Supplied data →

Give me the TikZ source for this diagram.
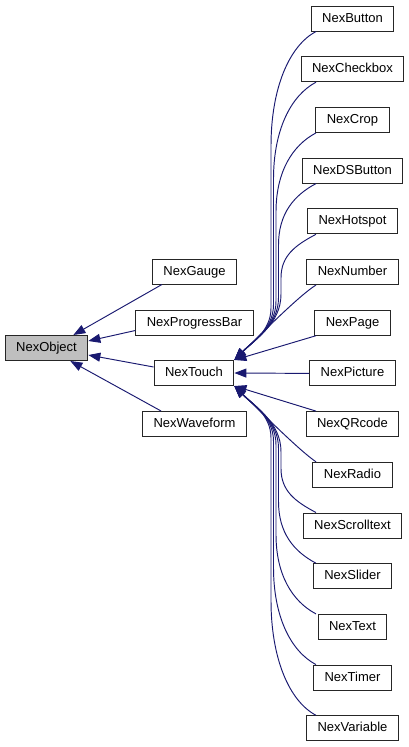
\documentclass[tikz,border=0pt]{standalone}
\usepackage{fontspec}
\setmainfont{Liberation Sans}
\usetikzlibrary{arrows.meta,calc}
\definecolor{edgec}{HTML}{191970}
\definecolor{selfill}{HTML}{BFBFBF}
\begin{document}
\begin{tikzpicture}[x=1pt,y=-1pt,
  box/.style={draw=black!85, line width=1pt, fill=white, minimum height=25pt,
    inner xsep=11pt, inner ysep=0pt, font=\fontsize{13}{15}\selectfont,
    text height=9.5pt, text depth=2.5pt},
  edge/.style={draw=edgec, line width=0.95pt, -{Triangle[length=12pt,width=9pt]}}]
\useasboundingbox (0,0) rectangle (409,747);

\node[box, fill=selfill] (obj) at (46.5,348) {NexObject};
\node[box] (gauge) at (194.5,271.5) {NexGauge};
\node[box] (pb) at (194.5,322.5) {NexProgressBar};
\node[box] (touch) at (194,373) {NexTouch};
\node[box] (wave) at (194.5,424) {NexWaveform};

\foreach \nm [count=\i from 0] in {NexButton,NexCheckbox,NexCrop,NexDSButton,NexHotspot,NexNumber,NexPage,NexPicture,NexQRcode,NexRadio,NexScrolltext,NexSlider,NexText,NexTimer,NexVariable}
  \node[box] (r\i) at (352.5,{18.5+50.7*\i}) {\nm};

\coordinate (sx) at (316,0);

% edges to NexObject
\draw[edge] ($(gauge.south west)+(10,0)$) -- ($(obj.north east)+(-15,0)$);
\draw[edge] ($(pb.west)+(0,8)$) -- ($(obj.east)+(0,-7)$);
\draw[edge] ($(touch.west)+(0,-6)$) -- ($(obj.east)+(0,7)$);
\draw[edge] ($(wave.north west)+(19,0)$) -- ($(obj.south east)+(-18,0)$);

% upper bundle
\foreach \k in {0,...,4} {
  \pgfmathsetmacro{\yK}{18.5+50.7*\k}
  \pgfmathsetmacro{\yB}{\yK+12.5}
  \pgfmathsetmacro{\dD}{360-\yB}
  \pgfmathsetmacro{\xV}{271+2.5*\k}
  \pgfmathsetmacro{\yM}{\yB+0.35*\dD}
  \pgfmathsetmacro{\cAx}{316-0.6*(316-\xV)}
  \pgfmathsetmacro{\cAy}{\yB+0.33*(316-\xV)}
  \pgfmathsetmacro{\cBy}{\yB+0.175*\dD}
  \pgfmathsetmacro{\qY}{360-1.4*(\xV-234)}
  \pgfmathsetmacro{\cCy}{360-0.77*(\xV-234)}
  \pgfmathsetmacro{\cDx}{234+0.45*(\xV-234)}
  \pgfmathsetmacro{\cDy}{360-0.45*(\xV-234)}
  \draw[edge] (r\k.south -| sx) .. controls (\cAx,\cAy) and (\xV,\cBy) .. (\xV,\yM)
     -- (\xV,\qY) .. controls (\xV,\cCy) and (\cDx,\cDy) .. (touch.north east);
}
% lower bundle
\foreach \k in {10,...,14} {
  \pgfmathsetmacro{\jJ}{14-\k}
  \pgfmathsetmacro{\yK}{18.5+50.7*\k}
  \pgfmathsetmacro{\yB}{\yK-12.5}
  \pgfmathsetmacro{\dD}{\yB-386}
  \pgfmathsetmacro{\xV}{271+2.5*\jJ}
  \pgfmathsetmacro{\yM}{\yB-0.35*\dD}
  \pgfmathsetmacro{\cAx}{316-0.6*(316-\xV)}
  \pgfmathsetmacro{\cAy}{\yB-0.33*(316-\xV)}
  \pgfmathsetmacro{\cBy}{\yB-0.175*\dD}
  \pgfmathsetmacro{\qY}{386+1.4*(\xV-234)}
  \pgfmathsetmacro{\cCy}{386+0.77*(\xV-234)}
  \pgfmathsetmacro{\cDx}{234+0.45*(\xV-234)}
  \pgfmathsetmacro{\cDy}{386+0.45*(\xV-234)}
  \draw[edge] (r\k.north -| sx) .. controls (\cAx,\cAy) and (\xV,\cBy) .. (\xV,\yM)
     -- (\xV,\qY) .. controls (\xV,\cCy) and (\cDx,\cDy) .. (touch.south east);
}
\draw[edge] (r5.south -| sx) .. controls (300,295) and (265,330) .. (touch.north east);
\draw[edge] (r6.south -| sx) -- (touch.north east);
\draw[edge] (r7.west) -- (touch.east);
\draw[edge] (r8.north -| sx) -- (touch.south east);
\draw[edge] (r9.north -| sx) .. controls (300,451) and (265,416) .. (touch.south east);
\end{tikzpicture}
\end{document}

Written problem →
Return all of the data exactly as written, and drop the pictures.

Worked solution →
Give me the TikZ source for this diagram.
\documentclass[tikz,border=0pt]{standalone}
\usepackage{fontspec}
\setmainfont{Liberation Sans}
\usetikzlibrary{arrows.meta,calc}
\definecolor{edgec}{HTML}{191970}
\definecolor{selfill}{HTML}{BFBFBF}
\begin{document}
\begin{tikzpicture}[x=1pt,y=-1pt,
  box/.style={draw=black!85, line width=1pt, fill=white, minimum height=25pt,
    inner xsep=11pt, inner ysep=0pt, font=\fontsize{13}{15}\selectfont,
    text height=9.5pt, text depth=2.5pt},
  edge/.style={draw=edgec, line width=0.95pt, -{Triangle[length=12pt,width=9pt]}}]
\useasboundingbox (0,0) rectangle (409,747);

\node[box, fill=selfill] (obj) at (46.5,348) {NexObject};
\node[box] (gauge) at (194.5,271.5) {NexGauge};
\node[box] (pb) at (194.5,322.5) {NexProgressBar};
\node[box] (touch) at (194,373) {NexTouch};
\node[box] (wave) at (194.5,424) {NexWaveform};

\foreach \nm [count=\i from 0] in {NexButton,NexCheckbox,NexCrop,NexDSButton,NexHotspot,NexNumber,NexPage,NexPicture,NexQRcode,NexRadio,NexScrolltext,NexSlider,NexText,NexTimer,NexVariable}
  \node[box] (r\i) at (352.5,{18.5+50.7*\i}) {\nm};

\coordinate (sx) at (316,0);

% edges to NexObject
\draw[edge] ($(gauge.south west)+(10,0)$) -- ($(obj.north east)+(-15,0)$);
\draw[edge] ($(pb.west)+(0,8)$) -- ($(obj.east)+(0,-7)$);
\draw[edge] ($(touch.west)+(0,-6)$) -- ($(obj.east)+(0,7)$);
\draw[edge] ($(wave.north west)+(19,0)$) -- ($(obj.south east)+(-18,0)$);

% upper bundle
\foreach \k in {0,...,4} {
  \pgfmathsetmacro{\yK}{18.5+50.7*\k}
  \pgfmathsetmacro{\yB}{\yK+12.5}
  \pgfmathsetmacro{\dD}{360-\yB}
  \pgfmathsetmacro{\xV}{271+2.5*\k}
  \pgfmathsetmacro{\yM}{\yB+0.35*\dD}
  \pgfmathsetmacro{\cAx}{316-0.6*(316-\xV)}
  \pgfmathsetmacro{\cAy}{\yB+0.33*(316-\xV)}
  \pgfmathsetmacro{\cBy}{\yB+0.175*\dD}
  \pgfmathsetmacro{\qY}{360-1.4*(\xV-234)}
  \pgfmathsetmacro{\cCy}{360-0.77*(\xV-234)}
  \pgfmathsetmacro{\cDx}{234+0.45*(\xV-234)}
  \pgfmathsetmacro{\cDy}{360-0.45*(\xV-234)}
  \draw[edge] (r\k.south -| sx) .. controls (\cAx,\cAy) and (\xV,\cBy) .. (\xV,\yM)
     -- (\xV,\qY) .. controls (\xV,\cCy) and (\cDx,\cDy) .. (touch.north east);
}
% lower bundle
\foreach \k in {10,...,14} {
  \pgfmathsetmacro{\jJ}{14-\k}
  \pgfmathsetmacro{\yK}{18.5+50.7*\k}
  \pgfmathsetmacro{\yB}{\yK-12.5}
  \pgfmathsetmacro{\dD}{\yB-386}
  \pgfmathsetmacro{\xV}{271+2.5*\jJ}
  \pgfmathsetmacro{\yM}{\yB-0.35*\dD}
  \pgfmathsetmacro{\cAx}{316-0.6*(316-\xV)}
  \pgfmathsetmacro{\cAy}{\yB-0.33*(316-\xV)}
  \pgfmathsetmacro{\cBy}{\yB-0.175*\dD}
  \pgfmathsetmacro{\qY}{386+1.4*(\xV-234)}
  \pgfmathsetmacro{\cCy}{386+0.77*(\xV-234)}
  \pgfmathsetmacro{\cDx}{234+0.45*(\xV-234)}
  \pgfmathsetmacro{\cDy}{386+0.45*(\xV-234)}
  \draw[edge] (r\k.north -| sx) .. controls (\cAx,\cAy) and (\xV,\cBy) .. (\xV,\yM)
     -- (\xV,\qY) .. controls (\xV,\cCy) and (\cDx,\cDy) .. (touch.south east);
}
\draw[edge] (r5.south -| sx) .. controls (300,295) and (265,330) .. (touch.north east);
\draw[edge] (r6.south -| sx) -- (touch.north east);
\draw[edge] (r7.west) -- (touch.east);
\draw[edge] (r8.north -| sx) -- (touch.south east);
\draw[edge] (r9.north -| sx) .. controls (300,451) and (265,416) .. (touch.south east);
\end{tikzpicture}
\end{document}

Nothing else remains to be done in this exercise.